Park View Academy remains in special measures a year after Trojan Horse investigation
The head of the trust responsible for one of the schools in the “Trojan Horse” inspections in Birmingham says it has been “close to impossible” to attract new staff as the school again comes under fire from Ofsted.
In the fourth monitoring visit since Park View Academy was rated inadequate, inspectors say it is not making enough progress to be taken out of special measures.
Published on Tuesday, their report said pupils’ progress was declining and the attainment gap between disadvantaged children and their peers was widening.
The report said expected attainment in maths of the current year 11 group was likely to “fall sharply” and no pupils were expected to achieve an A or A* in English literature this year.
Ofsted highlighted concerns that the decline was the result of weaknesses in teaching.
“While there are now fewer teachers working at the academy who are not permanent members of staff, students and parents still raise concerns that staffing instability is impeding the progress that students make.”
From September the school will have a new name, Rockwood, and a new principal, Fuzel Choudhury.

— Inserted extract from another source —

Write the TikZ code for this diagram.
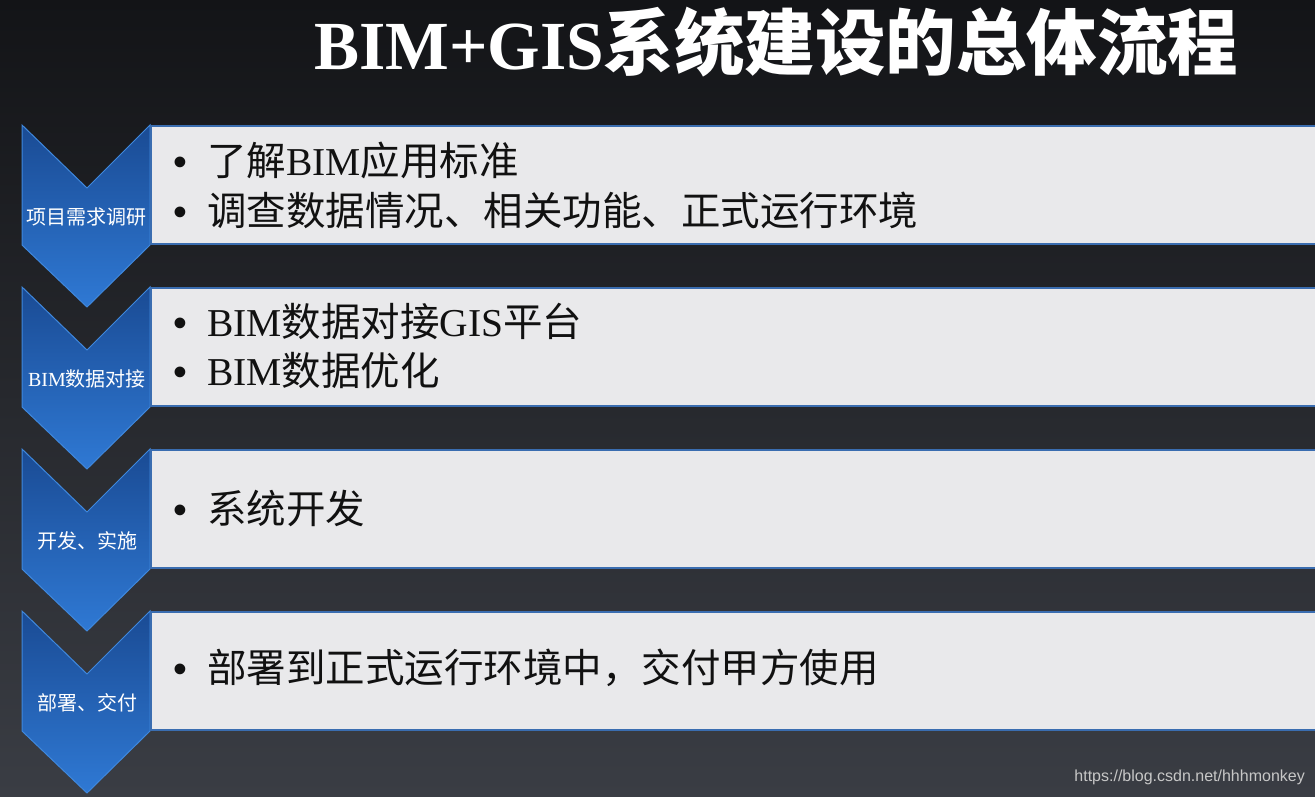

CORE Education Trust was appointed as the school’s sponsor in March. Adrian Packer, its chief executive and Park View’s former executive principal, told Schools Week: “It was inevitable that we’d find it hard to recruit staff in the context we found ourselves in this year. That wasn’t down to one single factor. The Ofsted monitoring inspections have been helpful in focusing our energies on immediate school improvement priorities.
“However, against the backdrop of a school being so woefully caricatured in the media, it has been close to impossible to attract new staff. But we knew if we found the right principal, it would be easier thereafter.”